## Input material:
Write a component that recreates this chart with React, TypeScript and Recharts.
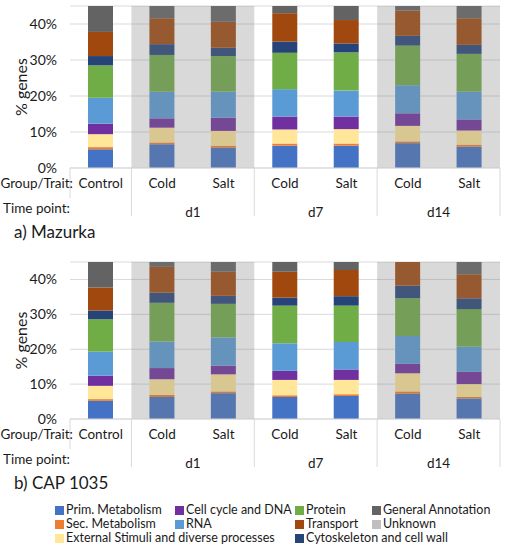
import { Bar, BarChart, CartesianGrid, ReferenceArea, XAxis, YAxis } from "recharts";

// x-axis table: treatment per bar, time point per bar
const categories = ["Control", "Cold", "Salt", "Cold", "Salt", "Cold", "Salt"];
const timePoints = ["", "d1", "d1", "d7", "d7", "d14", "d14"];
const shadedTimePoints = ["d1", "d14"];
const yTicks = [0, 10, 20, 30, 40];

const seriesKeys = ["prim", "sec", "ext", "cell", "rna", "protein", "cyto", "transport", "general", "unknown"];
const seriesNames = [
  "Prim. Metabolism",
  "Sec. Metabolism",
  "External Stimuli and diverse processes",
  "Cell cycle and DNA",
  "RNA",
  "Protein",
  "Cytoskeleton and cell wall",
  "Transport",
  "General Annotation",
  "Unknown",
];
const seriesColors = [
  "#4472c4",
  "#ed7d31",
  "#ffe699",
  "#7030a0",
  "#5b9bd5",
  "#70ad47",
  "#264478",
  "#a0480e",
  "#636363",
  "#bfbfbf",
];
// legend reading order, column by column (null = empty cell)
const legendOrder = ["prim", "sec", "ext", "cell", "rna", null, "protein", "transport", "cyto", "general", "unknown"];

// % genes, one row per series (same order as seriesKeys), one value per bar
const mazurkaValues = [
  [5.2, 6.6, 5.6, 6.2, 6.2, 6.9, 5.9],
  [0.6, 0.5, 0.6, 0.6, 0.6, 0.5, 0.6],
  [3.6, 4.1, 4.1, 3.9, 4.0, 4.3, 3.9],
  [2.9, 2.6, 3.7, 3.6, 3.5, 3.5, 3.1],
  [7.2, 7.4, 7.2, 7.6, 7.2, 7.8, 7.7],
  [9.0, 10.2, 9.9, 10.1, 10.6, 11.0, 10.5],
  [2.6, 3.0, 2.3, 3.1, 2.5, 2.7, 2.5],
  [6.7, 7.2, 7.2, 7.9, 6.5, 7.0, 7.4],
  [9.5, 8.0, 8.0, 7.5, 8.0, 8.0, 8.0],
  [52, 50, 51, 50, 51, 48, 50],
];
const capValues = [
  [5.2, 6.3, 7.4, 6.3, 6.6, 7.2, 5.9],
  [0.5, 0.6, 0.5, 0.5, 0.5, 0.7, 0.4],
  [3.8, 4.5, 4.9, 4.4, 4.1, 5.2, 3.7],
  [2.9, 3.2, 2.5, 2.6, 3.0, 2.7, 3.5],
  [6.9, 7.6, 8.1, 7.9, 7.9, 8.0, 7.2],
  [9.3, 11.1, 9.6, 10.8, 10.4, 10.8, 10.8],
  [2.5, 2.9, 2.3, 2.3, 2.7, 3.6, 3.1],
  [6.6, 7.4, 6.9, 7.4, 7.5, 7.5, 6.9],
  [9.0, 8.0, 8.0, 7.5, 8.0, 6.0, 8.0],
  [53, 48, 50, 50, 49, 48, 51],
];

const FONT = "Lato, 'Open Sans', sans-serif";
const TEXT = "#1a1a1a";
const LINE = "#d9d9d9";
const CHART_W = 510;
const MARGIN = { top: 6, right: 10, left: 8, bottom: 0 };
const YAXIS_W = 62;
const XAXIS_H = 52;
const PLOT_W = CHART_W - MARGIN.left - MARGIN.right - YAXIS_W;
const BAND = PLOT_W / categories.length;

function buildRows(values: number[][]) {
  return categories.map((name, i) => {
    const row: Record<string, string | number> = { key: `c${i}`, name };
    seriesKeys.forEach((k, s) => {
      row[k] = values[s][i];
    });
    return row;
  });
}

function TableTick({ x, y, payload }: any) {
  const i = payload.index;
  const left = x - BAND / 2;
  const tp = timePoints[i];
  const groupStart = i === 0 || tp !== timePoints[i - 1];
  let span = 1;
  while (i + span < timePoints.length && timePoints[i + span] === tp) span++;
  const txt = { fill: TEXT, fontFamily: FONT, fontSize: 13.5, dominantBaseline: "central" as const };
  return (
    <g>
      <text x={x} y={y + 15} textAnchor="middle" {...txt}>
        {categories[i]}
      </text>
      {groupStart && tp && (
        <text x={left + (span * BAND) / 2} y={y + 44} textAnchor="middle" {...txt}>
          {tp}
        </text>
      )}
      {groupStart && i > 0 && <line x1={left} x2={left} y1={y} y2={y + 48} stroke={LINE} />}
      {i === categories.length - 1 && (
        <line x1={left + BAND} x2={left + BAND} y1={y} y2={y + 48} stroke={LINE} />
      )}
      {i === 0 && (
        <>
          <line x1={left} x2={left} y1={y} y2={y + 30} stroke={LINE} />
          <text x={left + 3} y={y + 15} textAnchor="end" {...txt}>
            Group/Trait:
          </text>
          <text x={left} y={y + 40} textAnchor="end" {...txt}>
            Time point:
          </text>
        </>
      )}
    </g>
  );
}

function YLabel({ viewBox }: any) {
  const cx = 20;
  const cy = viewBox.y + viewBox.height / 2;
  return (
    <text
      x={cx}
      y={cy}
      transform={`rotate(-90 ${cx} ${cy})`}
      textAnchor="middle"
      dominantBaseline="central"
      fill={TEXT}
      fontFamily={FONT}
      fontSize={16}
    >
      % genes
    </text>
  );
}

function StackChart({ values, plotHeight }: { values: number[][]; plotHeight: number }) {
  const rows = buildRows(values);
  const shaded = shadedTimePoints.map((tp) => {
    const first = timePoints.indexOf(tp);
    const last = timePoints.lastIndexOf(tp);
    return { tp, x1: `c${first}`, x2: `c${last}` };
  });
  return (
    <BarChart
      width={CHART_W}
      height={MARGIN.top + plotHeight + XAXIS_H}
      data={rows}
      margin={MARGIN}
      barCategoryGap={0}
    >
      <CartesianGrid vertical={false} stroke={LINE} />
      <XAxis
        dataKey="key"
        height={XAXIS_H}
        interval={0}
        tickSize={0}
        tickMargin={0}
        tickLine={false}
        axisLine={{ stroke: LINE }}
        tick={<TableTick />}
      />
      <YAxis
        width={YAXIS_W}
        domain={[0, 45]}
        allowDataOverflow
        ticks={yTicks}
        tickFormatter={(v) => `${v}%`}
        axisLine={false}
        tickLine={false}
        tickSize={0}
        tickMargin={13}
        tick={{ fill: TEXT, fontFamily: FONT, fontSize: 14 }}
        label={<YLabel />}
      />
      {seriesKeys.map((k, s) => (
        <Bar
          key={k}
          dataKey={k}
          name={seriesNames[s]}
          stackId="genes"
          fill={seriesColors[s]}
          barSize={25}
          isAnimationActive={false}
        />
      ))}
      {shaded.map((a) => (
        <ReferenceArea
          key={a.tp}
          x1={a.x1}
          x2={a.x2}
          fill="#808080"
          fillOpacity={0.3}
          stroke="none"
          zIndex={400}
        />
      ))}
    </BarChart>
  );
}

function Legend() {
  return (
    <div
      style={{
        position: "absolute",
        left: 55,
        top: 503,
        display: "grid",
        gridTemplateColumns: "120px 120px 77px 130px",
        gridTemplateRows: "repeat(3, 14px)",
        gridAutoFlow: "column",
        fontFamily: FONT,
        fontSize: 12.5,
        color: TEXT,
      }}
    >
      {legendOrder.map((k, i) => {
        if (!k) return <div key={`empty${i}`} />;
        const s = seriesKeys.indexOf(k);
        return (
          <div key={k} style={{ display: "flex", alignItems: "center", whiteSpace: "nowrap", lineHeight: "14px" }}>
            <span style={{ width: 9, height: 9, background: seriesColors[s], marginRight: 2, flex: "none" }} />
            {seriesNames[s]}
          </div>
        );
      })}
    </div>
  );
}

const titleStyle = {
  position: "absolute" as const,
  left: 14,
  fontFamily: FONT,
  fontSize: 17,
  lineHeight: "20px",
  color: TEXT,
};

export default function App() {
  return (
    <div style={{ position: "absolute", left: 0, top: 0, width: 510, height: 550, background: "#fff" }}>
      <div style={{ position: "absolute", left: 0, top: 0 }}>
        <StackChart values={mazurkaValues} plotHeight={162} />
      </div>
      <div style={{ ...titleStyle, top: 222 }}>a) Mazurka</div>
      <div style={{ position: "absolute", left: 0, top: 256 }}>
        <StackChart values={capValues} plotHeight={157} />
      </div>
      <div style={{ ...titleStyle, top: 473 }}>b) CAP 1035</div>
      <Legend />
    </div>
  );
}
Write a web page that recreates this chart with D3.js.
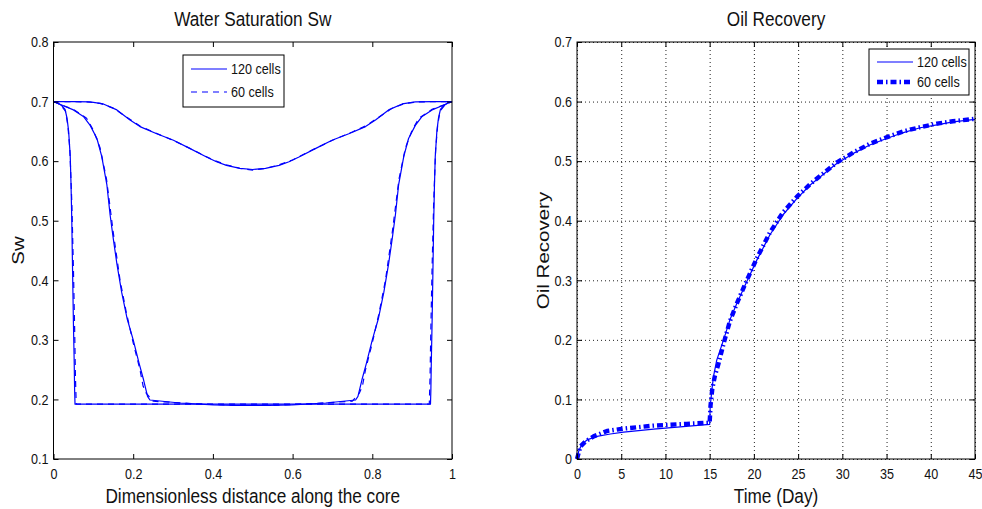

## Goal:
Return only the lines running from the top of the data to the line that holds "ReferenceArea, XAxis, YAxis". Include both of those lines, but skip the pictures.

## Written reply:
Write a component that recreates this chart with React, TypeScript and Recharts.
import { Bar, BarChart, CartesianGrid, ReferenceArea, XAxis, YAxis } from "recharts";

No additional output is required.